Code that draws figures
╔══

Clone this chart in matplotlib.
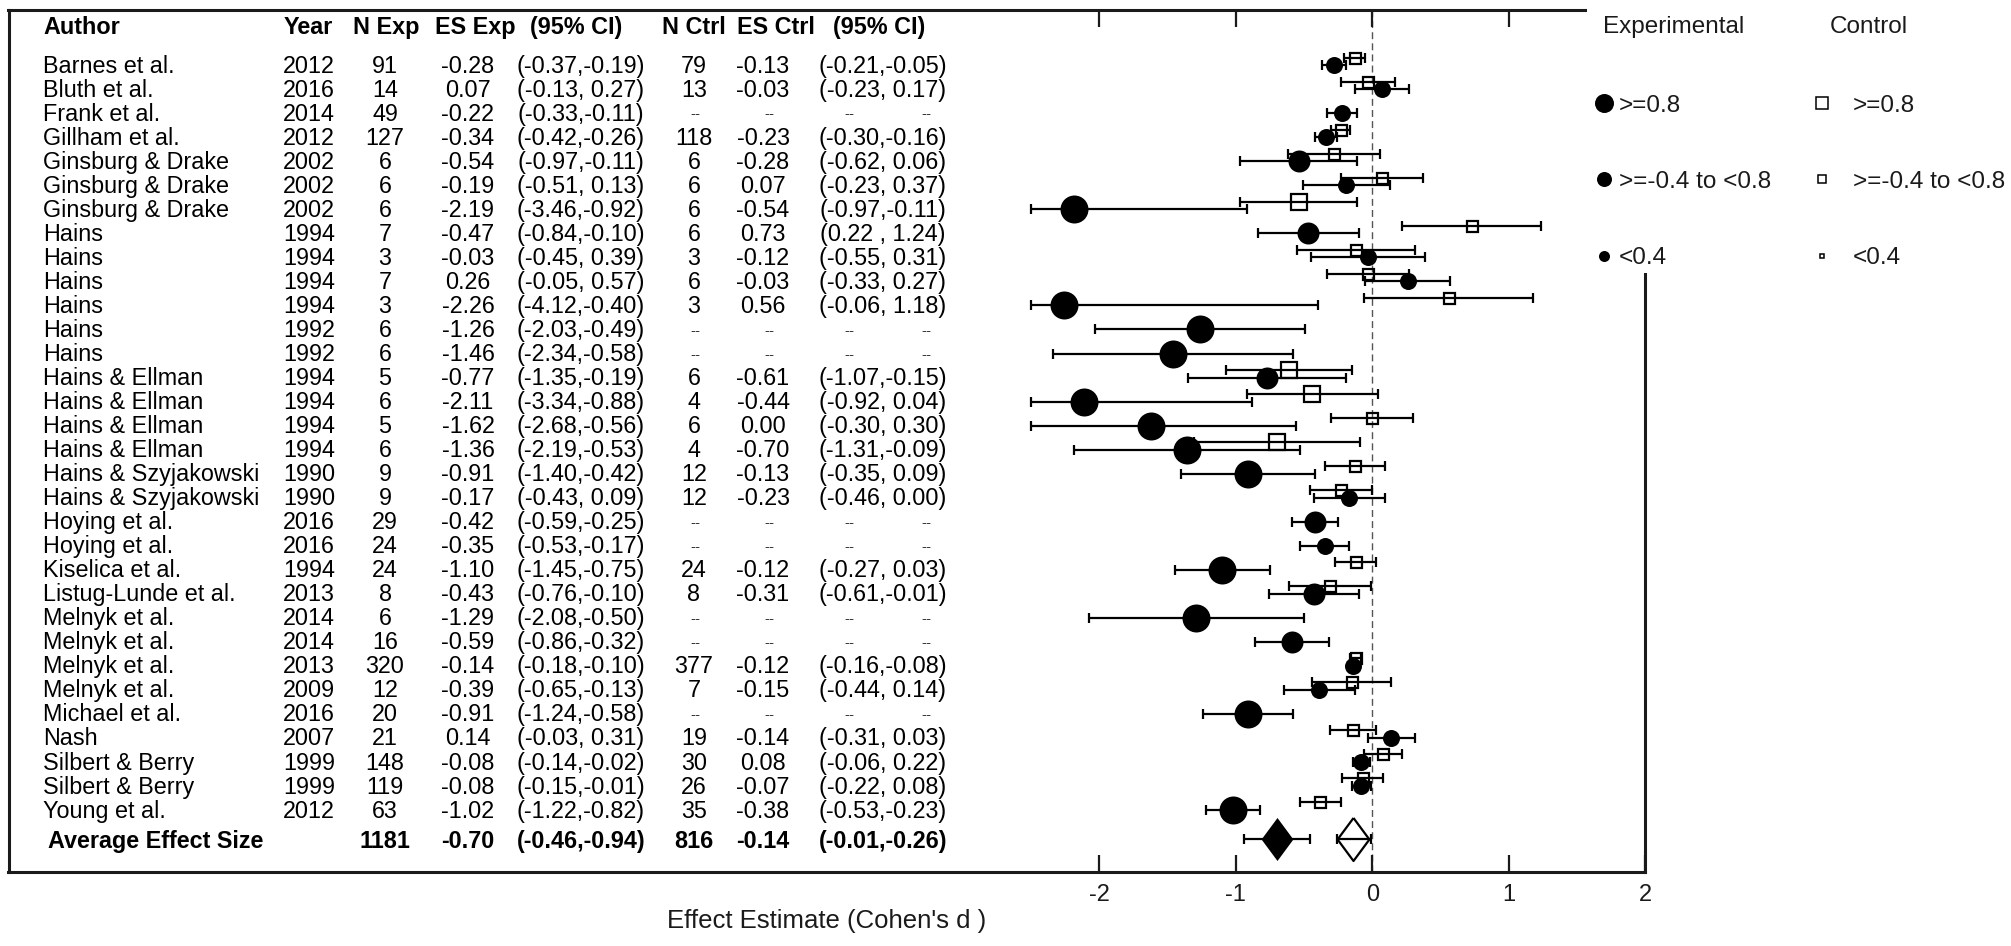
import numpy as np
import matplotlib
matplotlib.use("Agg")
import matplotlib.pyplot as plt
from matplotlib.lines import Line2D
from matplotlib.patches import Rectangle

plt.rcParams["font.family"] = ["Liberation Sans", "DejaVu Sans"]

# ---- data ----
authors = ["Barnes et al.", "Bluth et al.", "Frank et al.", "Gillham et al.",
           "Ginsburg & Drake", "Ginsburg & Drake", "Ginsburg & Drake",
           "Hains", "Hains", "Hains", "Hains", "Hains", "Hains",
           "Hains & Ellman", "Hains & Ellman", "Hains & Ellman", "Hains & Ellman",
           "Hains & Szyjakowski", "Hains & Szyjakowski",
           "Hoying et al.", "Hoying et al.", "Kiselica et al.", "Listug-Lunde et al.",
           "Melnyk et al.", "Melnyk et al.", "Melnyk et al.", "Melnyk et al.",
           "Michael et al.", "Nash", "Silbert & Berry", "Silbert & Berry", "Young et al."]
years = [2012, 2016, 2014, 2012, 2002, 2002, 2002, 1994, 1994, 1994, 1994, 1992, 1992,
         1994, 1994, 1994, 1994, 1990, 1990, 2016, 2016, 1994, 2013, 2014, 2014, 2013,
         2009, 2016, 2007, 1999, 1999, 2012]

n_exp = [91, 14, 49, 127, 6, 6, 6, 7, 3, 7, 3, 6, 6, 5, 6, 5, 6, 9, 9, 29, 24, 24, 8,
         6, 16, 320, 12, 20, 21, 148, 119, 63]
es_exp = [-0.28, 0.07, -0.22, -0.34, -0.54, -0.19, -2.19, -0.47, -0.03, 0.26, -2.26,
          -1.26, -1.46, -0.77, -2.11, -1.62, -1.36, -0.91, -0.17, -0.42, -0.35, -1.10,
          -0.43, -1.29, -0.59, -0.14, -0.39, -0.91, 0.14, -0.08, -0.08, -1.02]
lo_exp = [-0.37, -0.13, -0.33, -0.42, -0.97, -0.51, -3.46, -0.84, -0.45, -0.05, -4.12,
          -2.03, -2.34, -1.35, -3.34, -2.68, -2.19, -1.40, -0.43, -0.59, -0.53, -1.45,
          -0.76, -2.08, -0.86, -0.18, -0.65, -1.24, -0.03, -0.14, -0.15, -1.22]
hi_exp = [-0.19, 0.27, -0.11, -0.26, -0.11, 0.13, -0.92, -0.10, 0.39, 0.57, -0.40,
          -0.49, -0.58, -0.19, -0.88, -0.56, -0.53, -0.42, 0.09, -0.25, -0.17, -0.75,
          -0.10, -0.50, -0.32, -0.10, -0.13, -0.58, 0.31, -0.02, -0.01, -0.82]

nan = np.nan
n_ctrl = [79, 13, None, 118, 6, 6, 6, 6, 3, 6, 3, None, None, 6, 4, 6, 4, 12, 12,
          None, None, 24, 8, None, None, 377, 7, None, 19, 30, 26, 35]
es_ctrl = [-0.13, -0.03, nan, -0.23, -0.28, 0.07, -0.54, 0.73, -0.12, -0.03, 0.56,
           nan, nan, -0.61, -0.44, 0.00, -0.70, -0.13, -0.23, nan, nan, -0.12, -0.31,
           nan, nan, -0.12, -0.15, nan, -0.14, 0.08, -0.07, -0.38]
lo_ctrl = [-0.21, -0.23, nan, -0.30, -0.62, -0.23, -0.97, 0.22, -0.55, -0.33, -0.06,
           nan, nan, -1.07, -0.92, -0.30, -1.31, -0.35, -0.46, nan, nan, -0.27, -0.61,
           nan, nan, -0.16, -0.44, nan, -0.31, -0.06, -0.22, -0.53]
hi_ctrl = [-0.05, 0.17, nan, -0.16, 0.06, 0.37, -0.11, 1.24, 0.31, 0.27, 1.18,
           nan, nan, -0.15, 0.04, 0.30, -0.09, 0.09, 0.00, nan, nan, 0.03, -0.01,
           nan, nan, -0.08, 0.14, nan, 0.03, 0.22, 0.08, -0.23]

# pooled estimates (bottom row)
avg_n = [1181, 816]
avg_es = [-0.70, -0.14]
avg_lo = [-0.94, -0.26]
avg_hi = [-0.46, -0.01]

size_labels = [">=0.8", ">=-0.4 to <0.8", "<0.4"]
headers = ["Author", "Year", "N Exp", "ES Exp", "(95% CI)", "N Ctrl", "ES Ctrl", "(95% CI)"]
xticks = [-2, -1, 0, 1, 2]
CLIP = -2.5   # bars are cut off at the left edge of the plot region


def pt(px):
    return px * 72 / 100.0


def size_class(v):
    m = -v
    if m >= 0.8:
        return 0
    if m >= 0.4:
        return 1
    return 2


def ci_text(lo, hi):
    return "({:.2f}{},{}{:.2f})".format(lo, " " if lo >= 0 else "",
                                        " " if hi >= 0 else "", hi)


W, H = 2011, 946
L, R, T, B = 8.5, 1645, 10, 872

fig = plt.figure(figsize=(W / 100, H / 100), dpi=100)
ax = fig.add_axes([L / W, 1 - B / H, (R - L) / W, (B - T) / H])

n = len(authors)
rows = np.arange(n)
ctrl_rows = rows - 0.33
avg_row = n + 0.23

es_e = np.array(es_exp)
lo_e = np.maximum(np.array(lo_exp), CLIP)
hi_e = np.array(hi_exp)
es_c = np.array(es_ctrl)
lo_c = np.maximum(np.array(lo_ctrl), CLIP)
hi_c = np.array(hi_ctrl)

ax.axvline(0, color="#555555", lw=1.0, ls=(0, (5, 3)), zorder=1)

bar_kw = dict(fmt="none", ecolor="black", elinewidth=1.6, capsize=3.5, capthick=1.6, zorder=2)
ax.errorbar(es_e, rows, xerr=[es_e - lo_e, hi_e - es_e], **bar_kw)
ok = ~np.isnan(es_c)
ax.errorbar(es_c[ok], ctrl_rows[ok], xerr=[es_c[ok] - lo_c[ok], hi_c[ok] - es_c[ok]], **bar_kw)

circle_px = [28, 22, 17]
square_px = [20, 16, 11]
cls_e = np.array([size_class(v) for v in es_e])
cls_c = np.array([size_class(v) if not np.isnan(v) else -1 for v in es_c])
for k in range(3):
    m = cls_e == k
    ax.plot(es_e[m], rows[m], "o", ls="none", color="black", ms=pt(circle_px[k]),
            mew=0, zorder=3)
    m = cls_c == k
    ax.plot(es_c[m], ctrl_rows[m], "s", ls="none", mfc="none", mec="black",
            ms=pt(square_px[k]), mew=1.6, zorder=4)

# average effect size diamonds
diamond = [(0, 1), (0.74, 0), (0, -1), (-0.74, 0), (0, 1)]
avg_es_a = np.array(avg_es)
ax.errorbar(avg_es_a, [avg_row, avg_row],
            xerr=[avg_es_a - np.array(avg_lo), np.array(avg_hi) - avg_es_a], **bar_kw)
ax.plot(avg_es[0], avg_row, marker=diamond, ls="none", color="black", ms=pt(43), mew=0, zorder=3)
ax.plot(avg_es[1], avg_row, marker=diamond, ls="none", mfc="none", mec="black",
        ms=pt(43), mew=1.6, zorder=4)

ax.set_xlim(-10, 2)
ax.set_ylim(n + 1.6, -2.31)
ax.set_xticks(xticks)
ax.set_xticklabels([str(t) for t in xticks])
ax.set_yticks([])
ax.tick_params(axis="x", direction="in", length=12.2, width=1.6, top=True,
               labelsize=17, pad=8.5, colors="#1a1a1a")
for s in ax.spines.values():
    s.set_linewidth(2.2)
    s.set_color("#1a1a1a")
ax.set_xlabel("Effect Estimate (Cohen's d )", fontsize=18.5, labelpad=2, color="#1a1a1a")

# ---- table on the left ----
tr = ax.get_yaxis_transform()


def fx(px):
    return (px - L) / (R - L)


FS = 16.8
base = 0.33
head_y = -1.3
head_x = [43, 308.5, 386, 475.5, 576.5, 693.5, 776, 879]
for i, h in enumerate(headers):
    ax.text(fx(head_x[i]), head_y, h, transform=tr, fontsize=FS, fontweight="bold",
            ha="left" if i == 0 else "center", va="baseline")

col = dict(year=309, nexp=385, esexp=468, ciexp=581, nctrl=694, esctrl=763, cictrl=883)
dash_x = [695, 769, 849, 926]
for i in range(n):
    y = rows[i] + base
    ax.text(fx(43), y, authors[i], transform=tr, fontsize=FS, ha="left", va="baseline")
    ax.text(fx(col["year"]), y, str(years[i]), transform=tr, fontsize=FS, ha="center", va="baseline")
    ax.text(fx(col["nexp"]), y, str(n_exp[i]), transform=tr, fontsize=FS, ha="center", va="baseline")
    ax.text(fx(col["esexp"]), y, "{:.2f}".format(es_exp[i]), transform=tr, fontsize=FS,
            ha="center", va="baseline")
    ax.text(fx(col["ciexp"]), y, ci_text(lo_exp[i], hi_exp[i]), transform=tr, fontsize=FS,
            ha="center", va="baseline")
    if n_ctrl[i] is None:
        for dx in dash_x:
            ax.text(fx(dx), y - 0.12, "--", transform=tr, fontsize=11, ha="center",
                    va="baseline", color="#333333")
    else:
        ax.text(fx(col["nctrl"]), y, str(n_ctrl[i]), transform=tr, fontsize=FS,
                ha="center", va="baseline")
        ax.text(fx(col["esctrl"]), y, "{:.2f}".format(es_ctrl[i]), transform=tr, fontsize=FS,
                ha="center", va="baseline")
        ax.text(fx(col["cictrl"]), y, ci_text(lo_ctrl[i], hi_ctrl[i]), transform=tr,
                fontsize=FS, ha="center", va="baseline")

y = avg_row + base + 0.05
ax.text(fx(48), y, "Average Effect Size", transform=tr, fontsize=FS, fontweight="bold",
        ha="left", va="baseline")
avg_cells = [(col["nexp"], str(avg_n[0])), (col["esexp"], "{:.2f}".format(avg_es[0])),
             (col["ciexp"], "({:.2f},{:.2f})".format(avg_hi[0], avg_lo[0])),
             (col["nctrl"], str(avg_n[1])), (col["esctrl"], "{:.2f}".format(avg_es[1])),
             (col["cictrl"], "({:.2f},{:.2f})".format(avg_hi[1], avg_lo[1]))]
for px, s in avg_cells:
    ax.text(fx(px), y, s, transform=tr, fontsize=FS, fontweight="bold", ha="center",
            va="baseline")

# ---- legend (covers the top-right corner of the frame) ----
fig.patches.append(Rectangle((1587 / W, 1 - 273 / H), 1 - 1587 / W, 273 / H,
                             transform=fig.transFigure, facecolor="white",
                             edgecolor="none", zorder=2))

LFS = 17.5
leg_circle = [19, 15, 11]
leg_square = [13, 10, 6]
exp_h = [Line2D([], [], marker="o", ls="none", color="black", ms=pt(s), mew=0)
         for s in leg_circle]
ctrl_h = [Line2D([], [], marker="s", ls="none", mfc="none", mec="black", ms=pt(s - 1.5),
                 mew=1.1) for s in leg_square]
leg_kw = dict(loc="upper left", frameon=False, borderpad=0, borderaxespad=0,
              fontsize=LFS, labelspacing=2.24, handlelength=0.5, labelcolor="#1a1a1a")
fig.legend(exp_h, size_labels, bbox_to_anchor=(1597.9 / W, 1 - 94.5 / H),
           handletextpad=0.37, **leg_kw)
fig.legend(ctrl_h, size_labels, bbox_to_anchor=(1815.9 / W, 1 - 94.5 / H),
           handletextpad=1.03, **leg_kw)
fig.text(1603 / W, 1 - 33 / H, "Experimental", fontsize=LFS, va="baseline", color="#1a1a1a")
fig.text(1830 / W, 1 - 33 / H, "Control", fontsize=LFS, va="baseline", color="#1a1a1a")

fig.savefig("out.png", dpi=100)
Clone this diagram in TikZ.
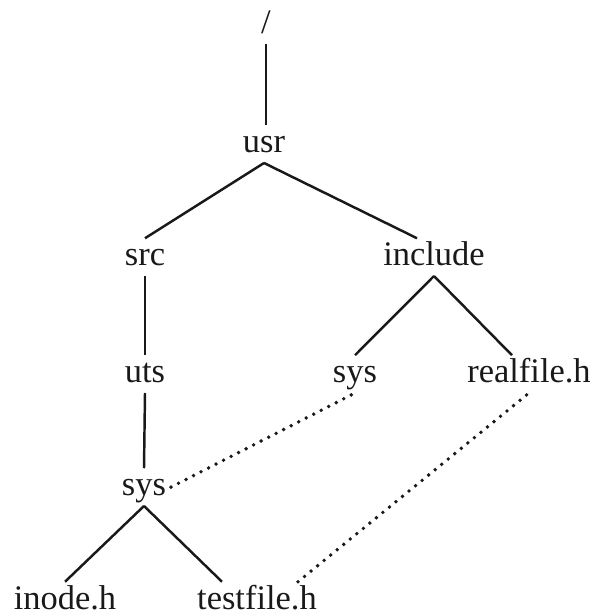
\documentclass[tikz,border=0pt]{standalone}
\usepackage{fontspec}
\setmainfont{Liberation Serif}
\definecolor{treeink}{RGB}{25, 25, 25}

\begin{document}
\begin{tikzpicture}[thick, font=\fontsize{19.6pt}{23pt}\selectfont,
    fnode/.style={anchor=base, inner sep=0pt, outer sep=0.1cm, text height=0.455cm, text depth=0.1cm, text=treeink},
    link/.style={treeink, line width=1.4pt},
    hardlink/.style={treeink, line width=2.2pt, line cap=round, dash pattern=on 0pt off 4.8pt}]

            \useasboundingbox (0,0) rectangle (11.86,12.32);

            \node[fnode] (nRoot) at (5.32, 11.64) {/};
            \node[fnode] (nUsr) at (5.28, 9.26) {usr};
            \node[fnode] (nSrc) at (2.90, 7.00) {src};
            \node[fnode] (nInclude) at (8.68, 7.00) {include};
            \node[fnode] (nUts) at (2.90, 4.66) {uts};
            \node[fnode] (nSysInc) at (7.10, 4.66) {sys};
            \node[fnode] (nRealfile) at (10.58, 4.66) {realfile.h};
            \node[fnode] (nSys) at (2.88, 2.40) {sys};
            \node[fnode] (nInode) at (1.30, 0.13) {inode.h};
            \node[fnode] (nTestfile) at (5.14, 0.13) {testfile.h};

            \draw[link] (nRoot.south) -- (nRoot.south |- nUsr.north);
            \draw[link] (nUsr.south) -- (nSrc.north);
            \draw[link] (nUsr.south) -- ([xshift=-0.34cm]nInclude.north);
            \draw[link] (nSrc.south) -- (nUts.north);
            \draw[link] (nInclude.south) -- (nSysInc.north);
            \draw[link] (nInclude.south) -- ([xshift=-0.34cm]nRealfile.north);
            \draw[link] (nUts.south) -- (nSys.north);
            \draw[link] (nSys.south) -- (nInode.north);
            \draw[link] (nSys.south) -- ([xshift=-0.7cm]nTestfile.north);

            \draw[hardlink] (nSys.east) -- (nSysInc.south);
            \draw[hardlink] ([xshift=0.82cm]nTestfile.north) -- (nRealfile.south);

        \end{tikzpicture}
\end{document}
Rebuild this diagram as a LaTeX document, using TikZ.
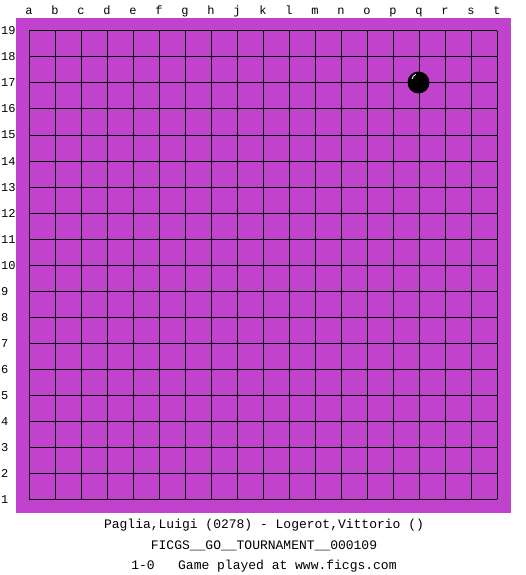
\documentclass[tikz,border=0pt]{standalone}
\usepackage{fontspec}
\setmonofont{Liberation Mono}
\definecolor{board}{RGB}{192,66,205}
\begin{document}
\begin{tikzpicture}[x=1pt,y=-1pt,
  lbl/.style={inner sep=0pt,font=\ttfamily\fontsize{12}{12}\selectfont},
  caption/.style={inner sep=0pt,font=\ttfamily\fontsize{13}{13}\selectfont},
  gridline/.style={line width=1pt,black}]
\useasboundingbox (0,0) rectangle (525,575);
\fill[white] (0,0) rectangle (525,575);
\fill[board] (16,18) rectangle (511,512.5);
\foreach \i in {0,...,18} {
  \draw[gridline] (29+26*\i,31) -- (29+26*\i,499);
  \draw[gridline] (29,31+26*\i) -- (497,31+26*\i);
}
\foreach \l [count=\i from 0] in {a,b,c,d,e,f,g,h,j,k,l,m,n,o,p,q,r,s,t}
  \node[lbl,anchor=base] (col\l) at (29+26*\i,15) {\l};
\foreach \i in {1,...,19}
  \node[lbl,anchor=base west] (row\i) at (1,35+26*19-26*\i) {\i};
\fill[black] (418.5,82.5) circle (11);
\draw[white,line width=0.8pt] (412,79) arc (190:250:6);
\node[caption,anchor=base] (t1) at (264,528) {Paglia,Luigi (0278) - Logerot,Vittorio ()};
\node[caption,anchor=base] (t2) at (264,549) {FICGS\_\_GO\_\_TOURNAMENT\_\_000109};
\node[caption,anchor=base] (t3) at (264,569) {1-0\ \ \ Game played at www.ficgs.com};
\end{tikzpicture}
\end{document}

╚══

What is required
Nothing but the lines from the one with "Clone this diagram in TikZ." through the one with "(0,0) rectangle (11.86,12.32);" should be copied, word for word. Pictures are left out.

Output
Clone this diagram in TikZ.
\documentclass[tikz,border=0pt]{standalone}
\usepackage{fontspec}
\setmainfont{Liberation Serif}
\definecolor{treeink}{RGB}{25, 25, 25}

\begin{document}
\begin{tikzpicture}[thick, font=\fontsize{19.6pt}{23pt}\selectfont,
    fnode/.style={anchor=base, inner sep=0pt, outer sep=0.1cm, text height=0.455cm, text depth=0.1cm, text=treeink},
    link/.style={treeink, line width=1.4pt},
    hardlink/.style={treeink, line width=2.2pt, line cap=round, dash pattern=on 0pt off 4.8pt}]

            \useasboundingbox (0,0) rectangle (11.86,12.32);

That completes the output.